Digital Opera and New Music Cinema

Virtual Performance, created as a necessary response to the COVID pandemic, has opened up a number of new approaches to artistic and musical performance.  The new “art form” is still in its infancy, and will likely go through a number of transformations over the next decade or so.  But we have to start somewhere.   JR Wilson presents a number of digital/acousmatic performances.

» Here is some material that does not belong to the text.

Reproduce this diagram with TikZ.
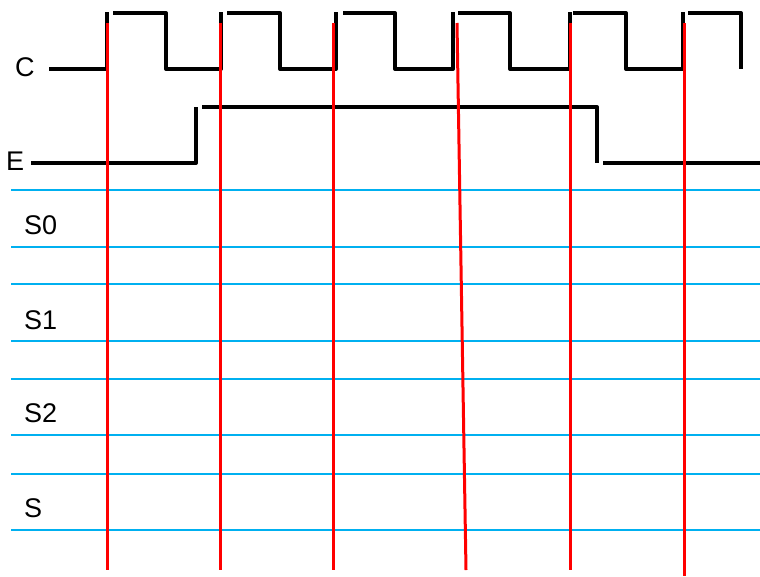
\documentclass[tikz,border=0pt]{standalone}
\usepackage{fontspec}
\setmainfont{Liberation Sans}
\definecolor{gridblue}{RGB}{0,176,240}
\definecolor{markred}{RGB}{255,0,0}
\begin{document}
\begin{tikzpicture}[x=1pt,y=-1pt,
  sig/.style={line width=4pt,black,line join=round},
  gridline/.style={line width=2.4pt,gridblue},
  redmark/.style={line width=3pt,markred},
  lbl/.style={font=\fontsize{27}{29}\selectfont,inner sep=0pt,anchor=west}]
\useasboundingbox[fill=white] (0,0) rectangle (760,576);
% blue grid lines
\foreach \y in {190,247,284,341,379,435,474,530}
  \draw[gridline] (11,\y) -- (760,\y);
% clock C
\draw[sig] (49,69) -| (107,12);
\draw[sig] (113,13) -| (166,69) -| (221,12);
\draw[sig] (227,13) -| (280,69) -| (336,12);
\draw[sig] (343,13) -| (395,69) -| (453,12);
\draw[sig] (458,13) -| (510,69) -| (570,12);
\draw[sig] (573,13) -| (626,69) -| (683,12);
\draw[sig] (688,13) -| (741,69);
% enable E
\draw[sig] (31,163) -| (196,107);
\draw[sig] (202,107) -| (597,163);
\draw[sig] (603,163) -- (760,163);
% red markers
\coordinate (r1t) at (107,23); \coordinate (r1b) at (107,570);
\coordinate (r2t) at (220,23); \coordinate (r2b) at (220,570);
\coordinate (r3t) at (333,23); \coordinate (r3b) at (333,570);
\coordinate (r4t) at (457,23); \coordinate (r4b) at (466,570);
\coordinate (r5t) at (570,23); \coordinate (r5b) at (570,570);
\coordinate (r6t) at (684,23); \coordinate (r6b) at (684,576);
\foreach \i in {1,...,6} \draw[redmark] (r\i t) -- (r\i b);
% labels
\node[lbl] (lc) at (15,67) {C};
\node[lbl] (le) at (6,161) {E};
\node[lbl] (ls0) at (24,225) {S0};
\node[lbl] (ls1) at (24,320) {S1};
\node[lbl] (ls2) at (24,413) {S2};
\node[lbl] (ls) at (24,508) {S};
\end{tikzpicture}
\end{document}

SONGS FROM OUR FATHERS – a new music cinema production

THE AVATAR – a new music cinema production

You might enjoy my latest digital opera “The Avatar”. It’s based on a play by Greek tragedian Euripides. Feminism and environmentalism (“Pantheism”) are the two major themes here (apparently Euripides regarded these to be relevant concerns over 2400 years ago!)

 

THE PURGE – a new music cinema production

Below you will find one such “experiment”, a digital opera composed by One Mind Media co-founder JR Wilson.  This digital opera celebrates 700 years of Dante’s epic poem, “Divine Comedy”.   See what you think.  Does it work?  What can be improved?  Please send any comments you may have to jimdubyah@gmail.com.   Meanwhile, grab some popcorn, we hope you enjoy the show!

 

 

Artists Statement

MTV was born in 1981 and was heralded with great fanfare and eventual success as the “sight and sound” channel. That, along with the continuing and growing trend of using music in a supporting role in cinema, began what I consider to be the beginning of the end of music as a standalone artform. Music has become increasingly secondary, playing a secondary role in today’s world of entertainment and the arts. Very few people listen to music today unless it is also accompanied by some form of visual media.

Opera has always been an art form that presents a balanced combination of both the visual and the audio. In fact, if anything, although staging was important, the music and the operatic singers were typically the main draw and focus of attention. Music was at least equal, if not the dominant force, in any operatic production. For better or worse, the pandemic has given birth to a new operatic art form – the virtual opera. Although we can never replace the beauty, grace, and social aspects of traditional opera, the virtual opera brings forth additional opportunity. Virtual opera is not reliant on a brick-and-mortar presence, thus it is free of the confines and expense of a geographic location. Virtual opera is available to anyone with an internet connection and a little free time on his or her hands. Virtual opera becomes available to all, regardless of the size of their wallet and/or their location, remote or otherwise.
In general, opera has been experiencing a decrease in interest and support over the past few decades. Primarily, this is likely due to expensive tickets and the overall hassle of getting to and from the presenting theater. Have you ever tried to get to the Disney Center in downtown Los Angeles on a busy day? You literally are taking your life into your own hands!
The aesthetic depth in this new genre facilitates the use of musical and visual techniques often excluded from a traditional opera production. For example, the use of computer animation has truly opened up a new direction for musical theater, one that was previously the sole province of film and television producers. Given the influence of cinema on twentieth and twenty-first century viewers, these influences can only help to draw and maintain audiences for new offerings growing out of the musical form traditionally known as “opera”. It is an influential, entertaining, and emotionally rich form of art and needs to regain its prominence in our culture.